Culturists were trained in strict rules of cleanliness, grooming, and professionalism, wearing
crisp white shirtwaists tucked into elegant long black skirts, and carrying black satchels with all the equipment needed to help clients achieve the hair styles they desired. Her 1915 manual, Hints to Agents, exhorted, “Open your windows — air it well … Keep your teeth clean in order that [your] breath might be sweet … See that your fingernails are kept clean, as that is a mark of refinement.” Walker’s company trained some 40,000 “Walker Agents” in the expanding number of beauty colleges that she built or paired with already-established black institutions. “I am not merely satisfied in making money for myself. I am endeavoring to provide employment for hundreds of women of my race,” she explained.
Madam Walker was more than an entrepreneur. She sought to empower black women throughout the country, leading to open criticism from both white and African-American men. As generous as she was diligent, she established a network of Walker clubs which offered bonuses and prizes to the local organizations that contributed the most to their communities through charitable works. A fervent proponent of black self-help, she funded scholarships for women at Tuskegee Institute and donated large sums to such organizations as the YMCA, NAACP, and African-American colleges and charities.
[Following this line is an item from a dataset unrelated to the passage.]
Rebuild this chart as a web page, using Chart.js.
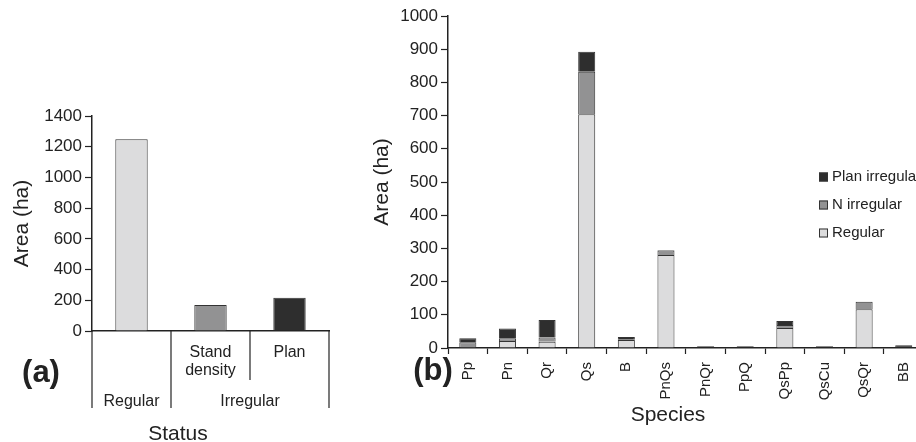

Walker also used her vast network to counteract social injustice and racial violence. She built an elegant home in New York in 1916 and got involved in Harlem’s social and political life by becoming a major donor to a Harlem anti-lynching fund. In July 1917, white mobs, agitated due to labor-related tensions, set fire to black neighborhoods and murdered dozens of African Americans in East St. Louis, Illinois. As many as 6000 blacks were left homeless.
In Philadelphia that year, Walker hosted one of the first national conventions for American businesswomen. She told her network gathered there, “This is the greatest country under the sun, but we must not let our love of country, our patriotic loyalty, cause us to abate one whit in our protest against wrong and injustice. We should protest until the American sense of justice is so aroused that such affairs as the East St. Louis riot be forever impossible.”
Walker’s doctor warned her that she needed to slow down, but she was unable to do so. There was so much that she wanted to accomplish and her identity was wrapped up in constant efforts to make life better for blacks—especially black women—in America. In 1919, at the age of 51, Sarah Breedlove—Madam C.J. Walker—died of hypertension and kidney failure. She was the first black American woman to become a self-made millionaire. At the time of her death, she was the sole owner of her business, which was valued at more than $1 million. She also had a personal fortune estimated to be between $600,000 and $700,000. In 1912, Walker described her life: “I am a woman who came from the cotton fields of the South. From there I was promoted to the washtub. From there I was promoted to the cook kitchen. And from there I promoted myself into the business of manufacturing hair goods and preparations . . . I have built my own factory on my own ground.” She did not let racism stop her from achieving the goals that she built her identity around.